Philosophy begins, then, with the antinomy "thinking is" and "thinking is not." Here, "is" does not privilege presence. Rather, "is" is understood in the sense of "God is," or "nature is," or "time is," and so forth. That is, thinking is here still timeless. Whether thinking first "is" and then "is not," whether these two propositions refer to the same point in time or in different points, these are illegitimate questions, because time is not presupposed. It is possible to think of being as timeless, and since being here is understood as the being of thinking, thinking is also timeless at this point. The necessity of introducing time should become clear in the course of thinking.
The nothing of thinking is moreover not merely singular. First, there is the nothing as the absolute negation of being, a nothing which, if it were to be, would absolutely leave no room for being. This is pure nothing. Second, however, the very thoughts of a "nothing which leaves no room for being" implies the being of nothing, and this residue of being in nothing cannot be erased without erasing thinking and the nothing of thinking too. Being, then, is despite of pure nothing. Nothing has to admit of this residue, and this admission compromises its purity. Here, nothing is an existent nothing. The existent nothing negates the pure nothing, not by virtue of itself (for that would be to presuppose this existent nothing,) but by virtue of the falsity of the thought of pure nothing. Pure nothing is false because the absolute negation of being, and the full isolation of nothing, cannot help but reintroduce being, for such an absolute nothing nonetheless is.
Pure nothing and existent nothing form a new antinomy, that is, the sides imply each other and complete a new form of thinking.
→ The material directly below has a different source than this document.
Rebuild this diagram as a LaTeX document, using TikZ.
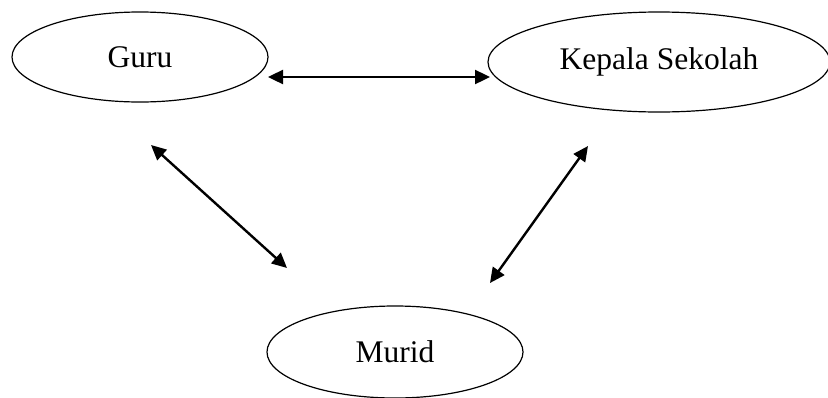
\documentclass[tikz,border=0pt]{standalone}
\usepackage{fontspec}
\setmainfont{Liberation Serif}
\usetikzlibrary{shapes.geometric}
\usetikzlibrary{arrows.meta}
\usetikzlibrary{positioning}

\begin{document}
\begin{tikzpicture}[x=1pt,y=-1pt,
  every node/.style={draw,ellipse,line width=1.2pt,inner sep=0pt,font=\fontsize{31.5}{36}\selectfont},
  biarrow/.style={line width=2.4pt,{Triangle[length=15pt,width=14pt]}-{Triangle[length=15pt,width=14pt]}}]
\useasboundingbox (0,0) rectangle (828,397);
  \node (guru) at (140,57)[minimum width=256pt,minimum height=90pt]{Guru};
  \node (kepsek) at (659,62)[minimum width=342pt,minimum height=100pt]{Kepala Sekolah};
  \node (murid) at (395,352)[minimum width=256pt,minimum height=92pt]{Murid};
\coordinate (g1) at (268,77);
\coordinate (k1) at (490,77);
\coordinate (g2) at (151,145);
\coordinate (m1) at (287,268);
\coordinate (k2) at (588,146);
\coordinate (m2) at (490,283);
  \draw[biarrow](g1)--(k1);
  \draw[biarrow](g2)--(m1);
  \draw[biarrow](k2)--(m2);
  \end{tikzpicture}
\end{document}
This antinomy already anticipates, perhaps, the problem with the notion of "carving nature at its joints." In one sense, nature does have its joints, and "blue" and green" are joint-carving whereas "grue" and "bleen" are not. However, the two pairs cannot be reduced to a mere difference in "ideology." "Grue" is a new color, and if "bleen" is to be distinguished from "grue," then that, again, is a fourth color. If "bleen," "grue," and other such variants are intelligible as colors, then these carve nature at its joints too, for nature has these joints. If nature appears as having joints independent of thought, then that is the fault of neither nature nor of thought, but of our subjective reflection on our own thoughts as they are reflected in the way nature appears to our mind. Likewise, "being" and "nothing" produce a joint, while "existent nothing" produces a third joint. The term "joint" should be understood metaphorically at best, and is probably even then too misleading and muddles the thinking that takes place at this stage. Even when applied to nature, the term "joint" is arbitrary and misleading, for who has proven that the idea of nature has "joints" anyway? If an ideology informs thought, and if nature appears according to the difference in which self-conscious thinking is informed, then ideology has to have an effect on ontology as well. The "joints" of nature are determined by thought, and so it is tautological to claim that thought carves nature at its joints.